Si un objet quelconque le sollicite, l’image d’une lutte physique s’impose d’abord, et ses bras, ses jambes, se chargent d’énergies comme à l’instant de combattre. Cela se passe ainsi, même s’il ne pratique aucun sport, il suffit que l’idée de la puissance musculaire et celle de la dignité humaine se confondent dans son cerveau, au point d’être quasi-inséparables : il suffit qu’il soit un Anglais ! À la minute précise où naît le vouloir, ses muscles, prenant la direction de toute l’affaire, suscitent le besoin d’agir et annoncent le succès — le muscle en état de tonicité, donne toujours un avis optimiste. – Ce courageux Anglais ne discerne pas d’un clair coup d’œil rapide, les obstacles possibles, il ne s’arrête pas à peser son droit. Il voit un but : il va ! Lorsque ensuite, il apercevra ses risques et commencera de les discuter, il sera déjà trop tard. Sa volonté lancée ne reviendra pas en arrière. Elle ne le pourrait ; il a maintenant, pour fortifier sa persistance, le spectacle de son effort, plaisir si vif qu’il prime tout. Le but même perd de son importance ; la joie d’agir occupe le terrain, balaye les raisons de découragement, et toutes les raisons… Il espère nous faire croire que c’est par principe qu’il s’obstine, mais nous savons bien que c’est par volupté…

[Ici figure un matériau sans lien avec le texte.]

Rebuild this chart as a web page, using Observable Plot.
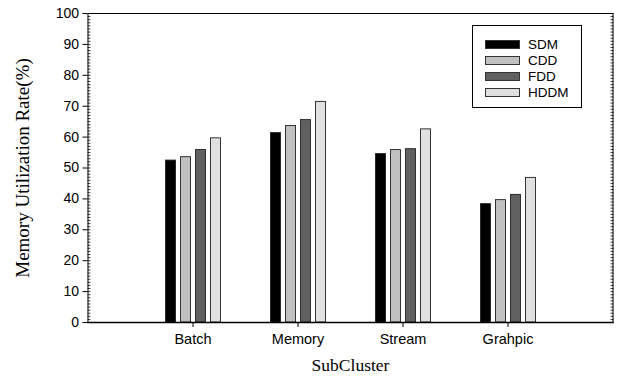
<!DOCTYPE html>
<html>
<head>
<meta charset="utf-8">
<script src="https://cdn.jsdelivr.net/npm/d3@7"></script>
<script src="https://cdn.jsdelivr.net/npm/@observablehq/plot@0.6"></script>
<style>
  html, body { margin: 0; padding: 0; background: #fff; }
  #wrap { position: relative; width: 618px; height: 379px; }
  #wrap svg { display: block; }
  #legend {
    position: absolute; left: 472px; top: 25px; width: 110px; height: 83px;
    border: 1px solid #000; background: #fff; box-sizing: border-box;
    font-family: "Liberation Sans", Arial, sans-serif; font-size: 13.5px; color: #000;
    padding-top: 10px;
  }
  .row { display: flex; align-items: center; height: 16.2px; }
  .sw { width: 35px; height: 9px; box-sizing: border-box; border: 1px solid #333; margin-left: 12px; margin-right: 8px; }
</style>
</head>
<body>
<div id="wrap"><div id="legend"></div></div>
<script>
// ---- data ----
const categories = ["Batch", "Memory", "Stream", "Grahpic"];
const series = ["SDM", "CDD", "FDD", "HDDM"];
const SDM  = [52.4, 61.3, 54.5, 38.3];
const CDD  = [53.5, 63.6, 55.8, 39.6];
const FDD  = [55.8, 65.5, 56.1, 41.3];
const HDDM = [59.6, 71.4, 62.5, 46.8];
const yTicks = [0, 10, 20, 30, 40, 50, 60, 70, 80, 90, 100];
const yMinorTicks = d3.range(0, 101, 1);
const seriesColors = ["#000000", "#c0c0c0", "#606060", "#e0e0e0"];
const xTitle = "SubCluster";
const yTitle = "Memory Utilization Rate(%)";

const valuesBySeries = [SDM, CDD, FDD, HDDM];
const data = categories.flatMap((c, i) =>
  series.map((s, j) => ({ category: c, series: s, value: valuesBySeries[j][i] }))
);

// layout: the frame spans categories.length + 1 steps; the facets fill the inner part
const W = 618, H = 379, frameLeft = 87, frameRight = 6;
const half = (W - frameLeft - frameRight) / (categories.length + 1) / 2;
const minorLen = 3;
const serif = "'Liberation Serif', 'Times New Roman', serif";

const chart = Plot.plot({
  width: W,
  height: H,
  marginLeft: frameLeft + half,
  marginRight: frameRight + half,
  marginTop: 13,
  marginBottom: 57,
  style: { fontFamily: "'Liberation Sans', Arial, sans-serif", fontSize: "14px", color: "#000", background: "#fff" },
  fx: { domain: categories, padding: 0, label: null },
  x: { domain: series, paddingInner: 0.34, paddingOuter: 1.47, axis: null },
  y: { domain: [0, 100], label: null },
  color: { domain: series, range: seriesColors },
  marks: [
    Plot.barY(data, { fx: "category", x: "series", y: "value", fill: "series", stroke: "#222", strokeWidth: 0.9 }),
    Plot.axisY({ ticks: yTicks, tickSize: 5, tickPadding: 4, dx: -half, label: null, fontSize: 14 }),
    Plot.axisY({ ticks: yMinorTicks, tickSize: minorLen, dx: -half + minorLen, tickFormat: () => "", label: null, strokeOpacity: 0.75 }),
    Plot.axisY({ anchor: "right", ticks: yMinorTicks, tickSize: minorLen, dx: half - minorLen, tickFormat: () => "", label: null, strokeOpacity: 0.75 }),
    Plot.frame({ facet: "super", stroke: "#000", strokeWidth: 1, insetLeft: -half, insetRight: -half }),
    Plot.frame({ facet: "super", anchor: "bottom", stroke: "#000", strokeWidth: 1.6, insetLeft: -half, insetRight: -half }),
    Plot.axisFx({ anchor: "bottom", tickSize: 5, tickPadding: 6, label: null, fontSize: 14.5 }),
    Plot.text([xTitle], { facet: "super", text: d => d, frameAnchor: "bottom", dy: 48, fontFamily: serif, fontSize: 17.5 }),
    Plot.text([yTitle], { facet: "super", text: d => d, frameAnchor: "left", textAnchor: "middle", rotate: -90, dx: -65 - half, fontFamily: serif, fontSize: 19 })
  ]
});
document.getElementById("wrap").prepend(chart);

const legend = document.getElementById("legend");
series.forEach((s, i) => {
  const row = document.createElement("div");
  row.className = "row";
  const sw = document.createElement("div");
  sw.className = "sw";
  sw.style.background = seriesColors[i];
  const lab = document.createElement("span");
  lab.textContent = s;
  row.append(sw, lab);
  legend.append(row);
});
</script>
</body>
</html>
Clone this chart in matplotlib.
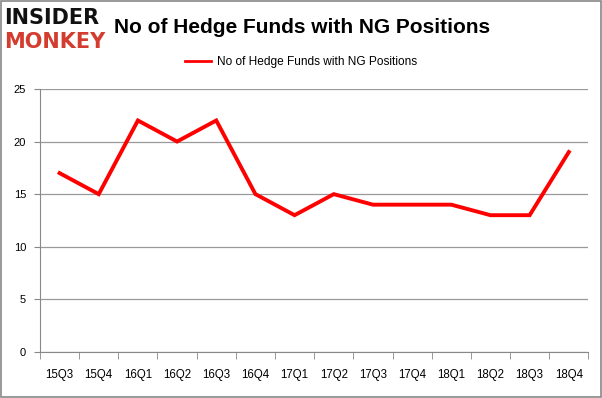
import matplotlib
matplotlib.use("Agg")
import matplotlib.pyplot as plt
from matplotlib.patches import Rectangle
from matplotlib.lines import Line2D

quarters = ["15Q3", "15Q4", "16Q1", "16Q2", "16Q3", "16Q4", "17Q1",
            "17Q2", "17Q3", "17Q4", "18Q1", "18Q2", "18Q3", "18Q4"]
funds = [17, 15, 22, 20, 22, 15, 13, 15, 14, 14, 14, 13, 13, 19]
series_name = "No of Hedge Funds with NG Positions"
y_ticks = [0, 5, 10, 15, 20, 25]

plt.rcParams['font.family'] = ['Liberation Sans', 'DejaVu Sans']

fig = plt.figure(figsize=(6.02, 3.98), dpi=100)
fig.patches.append(Rectangle((0.0015, 0.002), 0.997, 0.995, transform=fig.transFigure,
                             fill=False, edgecolor="#888888", linewidth=1.2))

ax = fig.add_axes([0.0664, 0.1156, 0.911, 0.661])
x = list(range(len(quarters)))
line, = ax.plot(x, funds, color="#ff0000", linewidth=2.8, solid_joinstyle="miter")

ax.set_xlim(-0.5, len(quarters) - 0.5)
ax.set_ylim(0, 25)
ax.set_yticks(y_ticks)
ax.set_yticklabels([str(v) for v in y_ticks], fontsize=8)
ax.set_xticks(x)
ax.set_xticklabels(quarters, fontsize=8.3)
ax.tick_params(axis="x", length=0, pad=12)
ax.set_xticks([i - 0.5 for i in range(len(quarters) + 1)], minor=True)
ax.tick_params(axis="x", which="minor", length=5, color="#888888")
ax.tick_params(axis="y", length=4, color="#888888", pad=6)
ax.grid(axis="y", color="#999999", linewidth=0.9)
ax.set_axisbelow(True)
for s in ["top", "right"]:
    ax.spines[s].set_visible(False)
ax.spines["left"].set_color("#888888")
ax.spines["bottom"].set_color("#888888")

fig.text(0.007, 0.955, "INSIDER", fontsize=15, fontweight="bold", color="#111111",
         va="center", ha="left", family=["DejaVu Sans"])
fig.text(0.007, 0.895, "MONKEY", fontsize=15, fontweight="bold", color="#d33c2e",
         va="center", ha="left", family=["DejaVu Sans"])
fig.text(0.19, 0.93, series_name, fontsize=15, fontweight="bold", color="black",
         va="center", ha="left")

handle = Line2D([], [], color="#ff0000", linewidth=2)
fig.legend([handle], [series_name], loc="center", bbox_to_anchor=(0.5, 0.843),
           frameon=False, fontsize=8.6, handlelength=2.2, handletextpad=0.5)

fig.savefig("out.png", dpi=100)
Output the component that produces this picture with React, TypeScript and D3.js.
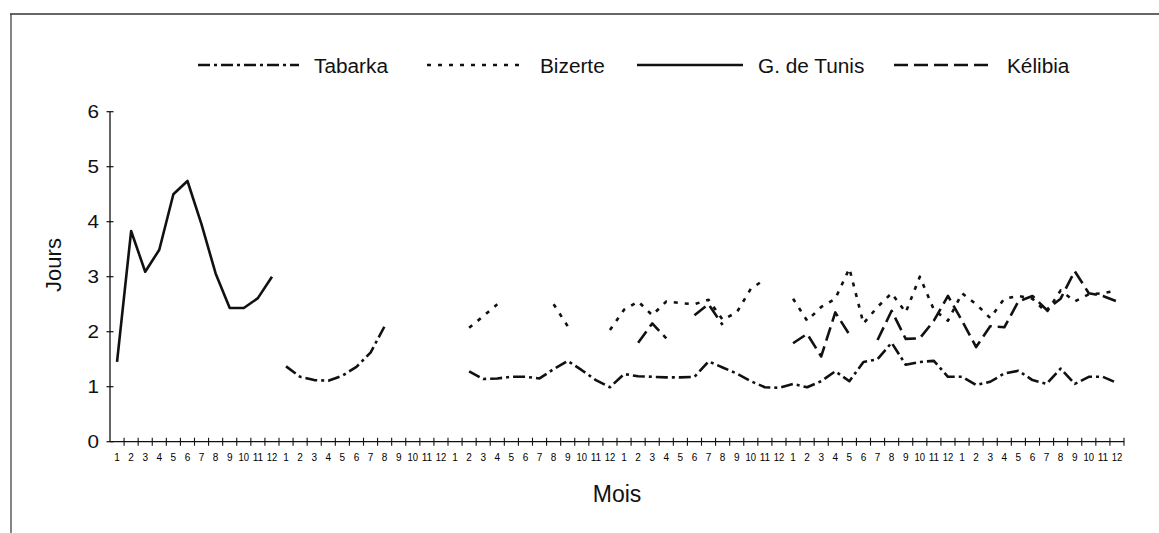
import React from "react";
import * as d3 from "d3";

const _ = null;

// month labels repeated for the 6 years shown on the axis
const monthLabels = ["1", "2", "3", "4", "5", "6", "7", "8", "9", "10", "11", "12"];
const yearCount = 6;
const categories = d3.range(yearCount).flatMap((yr) => monthLabels.map((m) => `${yr + 1}-${m}`));

const yTicks = [0, 1, 2, 3, 4, 5, 6];

// one value per month, 6 years in a row (null = no data)
const tabarka = [
  _, _, _, _, _, _, _, _, _, _, _, _,
  1.37, 1.18, 1.12, 1.11, 1.2, 1.36, 1.62, 2.1, _, _, _, _,
  _, 1.28, 1.14, 1.15, 1.18, 1.18, 1.15, 1.32, 1.47, 1.3, 1.12, 0.99,
  1.23, 1.19, 1.18, 1.17, 1.17, 1.18, 1.46, 1.35, 1.24, 1.1, 0.99, 0.98,
  1.05, 0.99, 1.1, 1.28, 1.1, 1.45, 1.5, 1.8, 1.4, 1.45, 1.47, 1.18,
  1.18, 1.03, 1.09, 1.24, 1.29, 1.12, 1.05, 1.33, 1.05, 1.18, 1.18, 1.07,
];

const bizerte = [
  _, _, _, _, _, _, _, _, _, _, _, _,
  _, _, _, _, _, _, _, _, _, _, _, _,
  _, 2.07, 2.28, 2.5, _, _, _, 2.5, 2.1, _, _, 2.03,
  2.4, 2.55, 2.3, 2.55, 2.52, 2.5, 2.58, 2.22, 2.35, 2.78, 2.95, _,
  2.6, 2.2, 2.45, 2.6, 3.15, 2.15, 2.45, 2.7, 2.35, 3.0, 2.4, 2.2,
  2.7, 2.5, 2.25, 2.6, 2.65, 2.6, 2.35, 2.75, 2.55, 2.68, 2.7, 2.75,
];

const tunis = [
  1.45, 3.83, 3.09, 3.49, 4.5, 4.74, 3.95, 3.06, 2.43, 2.43, 2.61, 3.0,
  _, _, _, _, _, _, _, _, _, _, _, _,
  _, _, _, _, _, _, _, _, _, _, _, _,
  _, _, _, _, _, _, _, _, _, _, _, _,
  _, _, _, _, _, _, _, _, _, _, _, _,
  _, _, _, _, _, _, _, _, _, _, _, _,
];

const kelibia = [
  _, _, _, _, _, _, _, _, _, _, _, _,
  _, _, _, _, _, _, _, _, _, _, _, _,
  _, _, _, _, _, _, _, _, _, _, _, _,
  _, 1.8, 2.15, 1.88, _, 2.3, 2.5, 2.12, _, _, _, _,
  1.79, 1.96, 1.55, 2.35, 1.95, _, 1.85, 2.38, 1.87, 1.88, 2.2, 2.65,
  2.2, 1.72, 2.1, 2.08, 2.55, 2.65, 2.4, 2.6, 3.1, 2.7, 2.65, 2.55,
];

const seriesNames = ["Tabarka", "Bizerte", "G. de Tunis", "Kélibia"];
const seriesData = [tabarka, bizerte, tunis, kelibia];
const dashes = ["12,4,3,4", "4,7", "", "14,6"];

const W = 1159, H = 533;
const font = "'Liberation Sans', Arial, sans-serif";

function Txt({ x, y, size, anchor = "start", children, rotate = 0, sx = 1 }: any) {
  return (
    <text
      transform={`translate(${x},${y}) scale(${sx},1) rotate(${rotate})`}
      fontSize={size}
      fontFamily={font}
      textAnchor={anchor}
      fill="#111"
    >
      {children}
    </text>
  );
}

export default function App() {
  const x = d3.scaleBand().domain(categories).range([110, 1124]).padding(0);
  const y = d3.scaleLinear().domain([0, 6]).range([441.7, 111.7]);
  const xc = (i: number) => (x(categories[i]) as number) + x.bandwidth() / 2;

  const line = d3
    .line<number | null>()
    .defined((v) => v != null)
    .x((_v, i) => xc(i))
    .y((v) => y(v as number));

  const legendLines = [[198, 299], [427, 521], [637, 743], [894, 990]];
  const legendText = [314, 540, 758, 1007];

  return (
    <svg width={W} height={H} style={{ position: "absolute", left: 0, top: 0, background: "#fff" }}>
      <rect width={W} height={H} fill="#fff" />
      {/* frame */}
      <path d={`M10,14 H${W}`} stroke="#333" strokeWidth={1.5} fill="none" />
      <path d={`M11,14 V${H}`} stroke="#333" strokeWidth={1.2} fill="none" />

      {/* legend */}
      {seriesNames.map((name, k) => (
        <g key={name}>
          <line
            x1={legendLines[k][0]} x2={legendLines[k][1]} y1={65} y2={65}
            stroke="#111" strokeWidth={2.6} strokeDasharray={dashes[k] || undefined}
          />
          <Txt x={legendText[k]} y={73} size={20} sx={1.04}>{name}</Txt>
        </g>
      ))}

      {/* y axis */}
      <line x1={110} x2={110} y1={y(0)} y2={y(6)} stroke="#111" strokeWidth={1.3} />
      {yTicks.map((t) => (
        <g key={t}>
          <line x1={106.5} x2={113.5} y1={y(t)} y2={y(t)} stroke="#111" strokeWidth={1.2} />
          <Txt x={99} y={y(t) + 6.5} size={18} anchor="end" sx={1.15}>{t}</Txt>
        </g>
      ))}

      {/* x axis */}
      <line x1={110} x2={1124} y1={y(0)} y2={y(0)} stroke="#111" strokeWidth={1.3} />
      {categories.map((c, i) => (
        <g key={c}>
          <line
            x1={(x(c) as number) + x.bandwidth()} x2={(x(c) as number) + x.bandwidth()}
            y1={y(0) - 4} y2={y(0) + 4} stroke="#111" strokeWidth={1.1}
          />
          <text
            x={xc(i)} y={461} fontSize={10} fontFamily={font} textAnchor="middle" fill="#000"
            {...(monthLabels[i % 12].length > 1 ? { textLength: 10.5, lengthAdjust: "spacingAndGlyphs" } : {})}
          >
            {monthLabels[i % 12]}
          </text>
        </g>
      ))}

      {/* series */}
      {seriesData.map((d, k) => (
        <path
          key={seriesNames[k]}
          d={line(d) || ""}
          fill="none"
          stroke="#111"
          strokeWidth={2.6}
          strokeLinejoin="round"
          strokeDasharray={dashes[k] || undefined}
        />
      ))}

      {/* axis titles */}
      <Txt x={617} y={502} size={23} anchor="middle">Mois</Txt>
      <Txt x={61} y={265} size={22} anchor="middle" rotate={-90}>Jours</Txt>
    </svg>
  );
}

Il ne s’occupe, ni des intérêts du voisin, ni de ce que son acharnement peut coûter à lui-même, ni de la légitimité de sa poursuite. Sa volonté ne résulte pas de notions abstraites, mais se détermine par des représentations physiques ; fermée comme un instinct, elle n’offre aucun de ces points de moindre résistance par où les énergies trop soumises aux directions incertaines de la pensée peuvent être envahies et vaincues. Il ne veut pas avec son cœur, — le cœur faiblit parfois. Il ne veut pas avec son esprit, — l’esprit se laisse troubler par des arguments. — Il veut avec ses invincibles muscles. Il est dans la citadelle où le doute n’a pas accès.

Il manque un peu de sens critique ?… Mais oui ! S’il avait du sens critique, il lâcherait peut-être ce qu’il tient. Le voit-on lâcher ?…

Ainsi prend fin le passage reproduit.